Die Anwesenheitspflicht führt zu besseren Noten im Studium. Das zumindest will eine Studie der Uni Hamburg herausgefunden haben. Doch daraus sollte man keine falschen Schlüsse ziehen, findet Lukas Burger.
Uns Studierenden wird wieder einmal Unfähigkeit zur Selbstorganisation vorgeworfen. Als Anlass hierfür dienen allerdings keine abgehörten Anrufe verzweifelter Studierender, die bei Mutti nachfragen, wie lange geöffnetes Pesto im Kühlschrank haltbar ist. Vielmehr geht es mal wieder um die Anwesenheitspflicht an den Universitäten.

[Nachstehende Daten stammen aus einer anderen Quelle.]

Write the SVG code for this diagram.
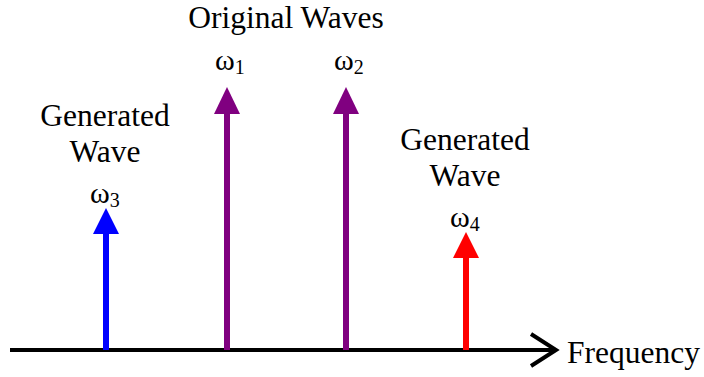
<svg xmlns="http://www.w3.org/2000/svg" width="704" height="377" viewBox="0 0 704 377">
<style>
text{font-family:"Liberation Serif","Times New Roman",serif;font-size:31.5px;fill:#000}
.w{font-size:30px}
.s{font-size:20px}
.shaft{stroke-width:6;fill:none}
</style>
<rect width="704" height="377" fill="#fff"/>
<g id="connectors">
<g id="axis">
<line x1="10" y1="350" x2="556" y2="350" stroke="#000" stroke-width="4"/>
<polyline points="531,334 556,350 531,366" fill="none" stroke="#000" stroke-width="4"/>
</g>
<g id="arrow-w3">
<line class="shaft" x1="106" y1="350" x2="106" y2="230" stroke="#0000ff"/>
<polygon points="106,208 93,234 119,234" fill="#0000ff"/>
</g>
<g id="arrow-w1">
<line class="shaft" x1="227" y1="350" x2="227" y2="110" stroke="#800080"/>
<polygon points="227,87 214,114 240,114" fill="#800080"/>
</g>
<g id="arrow-w2">
<line class="shaft" x1="346" y1="350" x2="346" y2="110" stroke="#800080"/>
<polygon points="346,87 333,114 359,114" fill="#800080"/>
</g>
<g id="arrow-w4">
<line class="shaft" x1="466" y1="350" x2="466" y2="254" stroke="#ff0000"/>
<polygon points="466,232 453,258 479,258" fill="#ff0000"/>
</g>
</g>
<g id="label-original">
<text x="286" y="28" text-anchor="middle">Original Waves</text>
</g>
<g id="label-w1">
<text x="215" y="70" class="w">ω<tspan class="s" dy="4">1</tspan></text>
</g>
<g id="label-w2">
<text x="334" y="70" class="w">ω<tspan class="s" dy="4">2</tspan></text>
</g>
<g id="label-gen-left">
<text x="105" y="126" text-anchor="middle">Generated</text>
<text x="105" y="162" text-anchor="middle">Wave</text>
<text x="90" y="203" class="w">ω<tspan class="s" dy="4">3</tspan></text>
</g>
<g id="label-gen-right">
<text x="465" y="150" text-anchor="middle">Generated</text>
<text x="465" y="186" text-anchor="middle">Wave</text>
<text x="450" y="227" class="w">ω<tspan class="s" dy="4">4</tspan></text>
</g>
<g id="label-frequency">
<text x="567" y="363">Frequency</text>
</g>
</svg>
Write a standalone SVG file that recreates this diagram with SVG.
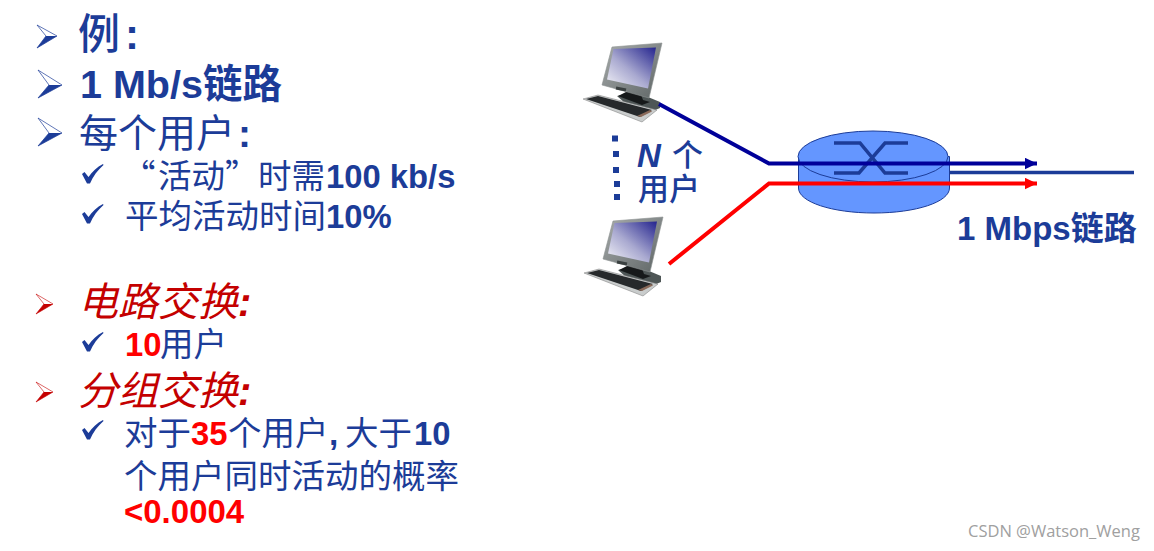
<svg xmlns="http://www.w3.org/2000/svg" xmlns:xlink="http://www.w3.org/1999/xlink" width="1154" height="551" viewBox="0 0 1154 551">
<style>
text{font-family:"Noto Sans CJK SC","Noto Sans",sans-serif;fill:#1c3c98;white-space:pre}
.b{font-family:"Liberation Sans","Noto Sans CJK SC",sans-serif;font-weight:700}
.m{font-weight:500}
.red{fill:#f00}
.dred{fill:#c40000;font-style:italic}
.s39{font-size:39px}
.s33{font-size:33.5px}
.l33{font-size:32.8px}
.s40{font-size:40px}
.conn{fill:none;stroke-width:4;stroke-linejoin:miter}
</style>
<defs>
<linearGradient id="scr" x1="1" y1="0" x2="0" y2="1"><stop offset="0" stop-color="#24248e"/><stop offset=".55" stop-color="#a9a9d0"/><stop offset="1" stop-color="#f4f4f8"/></linearGradient>
<linearGradient id="case" x1="0" y1="0" x2="1" y2="1"><stop offset="0" stop-color="#a9adad"/><stop offset="1" stop-color="#5f6666"/></linearGradient>
<marker id="ab" markerUnits="userSpaceOnUse" markerWidth="13" markerHeight="12" refX="12" refY="6" orient="auto"><path d="M0 .3L12 6L0 11.7Z" fill="#000099"/></marker>
<marker id="ar" markerUnits="userSpaceOnUse" markerWidth="13" markerHeight="12" refX="12" refY="6" orient="auto"><path d="M0 .3L12 6L0 11.7Z" fill="#f00"/></marker>
<path id="chk" d="M0 10L2.500 8L6.500 13C10 8 15 3 21 0L21.500 1C16 6 11 12 8 19.500L5 19.500Z" fill="#1c3c98"/>
<g id="pc">
<path d="M617 96L636 92L660 102L660 108L648 113L625 103Z" fill="#4e5656"/>
<path d="M618 96L630 90L640 92L643 100L650 102L642 105Z" fill="#16191a"/>
<path d="M612 47L662 43L649 98L602 85Z" fill="url(#case)" stroke="#8b9090" stroke-width=".6"/>
<path d="M613.500 49L656 47.500L648 88.500L607 79.500Z" fill="url(#scr)"/>
<path d="M616 88L626 90" stroke="#3a4040" stroke-width="3" fill="none"/>
<path d="M583 99L598 95L657 110L642 122Z" fill="#c9cccc" stroke="#777" stroke-width=".5"/>
<path d="M586 99L598 96L652 110L640 117Z" fill="#26292b"/>
<path d="M637 116L650 110L652 111.500L641 117Z" fill="#8a6a5a"/>
</g>
</defs>
<rect width="1154" height="551" fill="#fff"/>

<g id="bullets" fill="#1c3c98">
<g id="b1"><path d="M37 25L57 36L37 48L46 36Z" fill="#fff" stroke="#1c3c98" stroke-width=".7"/><path d="M46 36H57L37 48Z"/></g>
<g id="b2"><path d="M38 70L62 85L38 98L49 85Z" fill="#fff" stroke="#1c3c98" stroke-width=".7"/><path d="M49 85H62L38 98Z"/></g>
<g id="b3"><path d="M38 118L62 133L38 146L49 133Z" fill="#fff" stroke="#1c3c98" stroke-width=".7"/><path d="M49 133H62L38 146Z"/></g>
<g id="b4" fill="#c40000"><path d="M36 294L53 304L36 314L44 304Z" fill="#fff" stroke="#c40000" stroke-width=".6"/><path d="M44 304H53L36 314Z"/></g>
<g id="b5" fill="#c40000"><path d="M36 382L53 392L36 402L44 392Z" fill="#fff" stroke="#c40000" stroke-width=".6"/><path d="M44 392H53L36 402Z"/></g>
<use xlink:href="#chk" href="#chk" x="82" y="164"/>
<use xlink:href="#chk" href="#chk" x="82" y="204"/>
<use xlink:href="#chk" href="#chk" x="82" y="332"/>
<use xlink:href="#chk" href="#chk" x="82" y="420"/>
</g>

<g id="list">
<text class="m" x="78" y="49" font-size="42">例<tspan class="b" x="125">:</tspan></text>
<text class="b" x="80" y="98" font-size="39.500">1 Mb/s链路</text>
<text class="s39" x="79" y="147">每个用户<tspan class="b" x="238">:</tspan></text>
<text class="s33" x="122" y="188">“<tspan x="158">活动</tspan><tspan x="225">”</tspan><tspan x="258">时需</tspan><tspan class="b l33" x="326">100 kb/s</tspan></text>
<text class="s33" x="125" y="228">平均活动时间<tspan class="b l33" x="326">10%</tspan></text>
<text class="dred s40" x="78" y="316">电路交换<tspan class="b dred" x="238">:</tspan></text>
<text class="s33" x="125" y="356"><tspan class="b red l33">10</tspan><tspan x="160">用户</tspan></text>
<text class="dred s40" x="78" y="405">分组交换<tspan class="b dred" x="238">:</tspan></text>
<text class="s33" x="124" y="445">对于<tspan class="b red l33" x="191">35</tspan><tspan x="228">个用户</tspan><tspan class="b" x="329">,</tspan><tspan x="345">大于</tspan><tspan class="b l33" x="414">10</tspan></text>
<text class="s33" x="124" y="488">个用户同时活动的概率</text>
<text class="b red" x="124" y="523" font-size="33">&lt;0.0004</text>
</g>

<g id="pc1"><use xlink:href="#pc" href="#pc"/></g>
<g id="pc2"><use xlink:href="#pc" href="#pc" x="1" y="174"/></g>

<g id="router">
<path d="M798.500 156.500V188C798.500 202 832 213 874 213C916 213 949.500 202 949.500 188V156.500Z" fill="#6496ff" stroke="#1c3c98" stroke-width="1"/>
<ellipse cx="873" cy="156.500" rx="75" ry="25.500" fill="#6496ff" stroke="#1c3c98" stroke-width="1"/>
<path d="M834 143H860L885 173H908M834 173H859L885 143H908" fill="none" stroke="#1c3c98" stroke-width="3.500"/>
</g>

<g id="connectors">
<path d="M950 172.500H1134" fill="none" stroke="#1c3c98" stroke-width="3.500"/>
<path class="conn" d="M659 104L769 163.500H1037" stroke="#000099" marker-end="url(#ab)"/>
<path class="conn" d="M669 264L769 183.500H1037" stroke="#f00" marker-end="url(#ar)"/>
</g>

<g id="dots" fill="#1c3c98">
<rect x="612" y="135.500" width="6" height="6"/><rect x="613" y="151" width="6" height="6"/><rect x="613" y="167" width="6" height="6"/><rect x="614" y="181" width="6" height="6"/><rect x="614" y="194" width="6" height="6"/>
</g>

<g id="nlabel">
<text class="b" x="637" y="167" font-size="33" font-style="italic">N</text>
<text class="m" x="672" y="166" font-size="31">个</text>
<text class="m" x="638" y="200" font-size="31">用户</text>
</g>
<g id="linklabel"><text class="b" x="957" y="240" font-size="33">1 Mbps链路</text></g>
<text x="968" y="537" style="font-family:'Open Sans',sans-serif;fill:#a0a0a0" font-size="16.500">CSDN @Watson_Weng</text>
</svg>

Für den Umgang mit diesem Thema scheint es bislang noch kein Patentrezept zu geben. Wohl auch nicht an der FU. Hier gibt es Studiengänge wie Politikwissenschaft, die keine Anwesenheit voraussetzen. Währenddessen werden bei zum Beispiel den Studierenden der neueren deutschen Literaturwissenschaft offiziell nur zwei Fehlstunden pro Seminar geduldet.
Ein Forscher der Uni Hamburg will nun mit seiner Studie Revolutionäres herausgefunden haben: Studierende, die ihre Lehrveranstaltungen regelmäßig besuchen, sollen bessere Noten haben als jene, die ihnen öfter fernbleiben. So führten laut der Studie bereits drei Fehlstunden zu erheblichen Unterschieden in der Benotung. Die gewollte Schlussfolgerung ist einfach: Den Studierenden sollte die Anwesenheitspflicht auferlegt sein; zu ihrem eigenen Wohl. Schließlich gehe es ja um Noten und damit um den akademischen Erfolg, wenn nicht sogar um berufliche Karrieren.
Anwesenheit heißt nicht gleich Interesse
Zwar ist die Logik hinter diesem Gedanken nachvollziehbar. Aber sie macht es sich auch etwas zu einfach, wenn sie gute Noten allein von regelmäßiger Anwesenheit abhängig macht. Denn natürlich können Studierende, die ihre Lehrveranstaltungen besuchen, im Schnitt bessere Noten haben. Vorausgesetzt sie interessieren sich für ihr Studienfach.
Der entscheidende Faktor ist also eher das Interesse und nicht die Pflicht zur regelmäßigen Teilnahme. Man muss nur einmal eine Vorlesung besucht haben, um problemlos zwischen Interesse und reiner Anwesenheit unterscheiden zu können. Wer immer noch Zweifel hegt, kann auch einen Studierenden in einer Vorlesung fragen, ob er seinen Candy Crush spielenden Sitznachbarn für interessiert oder lediglich anwesend hält.
Generell bleibt zu hinterfragen, ob gute Noten wirklich der einzige Gradmesser für den Erfolg eines Studiums sind. Viele Prüfungssituationen in verschiedenen Studienfächern wirken wie Verlegenheitslösungen. Sie vermitteln dabei nicht wirklich das Gefühl, Auskunft über einen Aktuellen Wissens- oder Leistungsstand geben zu können.
Mündige Studierende
Mal ganz zu schweigen davon, dass sich niemand zu Beginn seines Studiums verpflichtet, darin auch besonders erfolgreich zu sein. Vor allem nicht anderen gegenüber. Sprich: Wer studiert, ist niemandem außer sich selbst verpflichtet. Ein für den Studierenden ergiebiges Studium muss nicht zwangsläufig in Regelstudienzeit und mit guten Noten abgeschlossen werden.
Vor allem darf man eine Sache nicht vergessen: Studierende sind mehrheitlich bereits volljährig und damit eigenverantwortlich. Sie dürfen bereits wählen, Auto fahren, sich legalen Rauschmitteln aussetzen und ein Kind zeugen. Manches davon sogar gleichzeitig und all dies, ohne in einer dafür vorgesehenen Lehrveranstaltung oft genug gewesen zu sein. Wenn also in all diesen Bereichen vertraut wird, dann doch bitte auch bei Entscheidungen, die den Studienerfolg betreffen.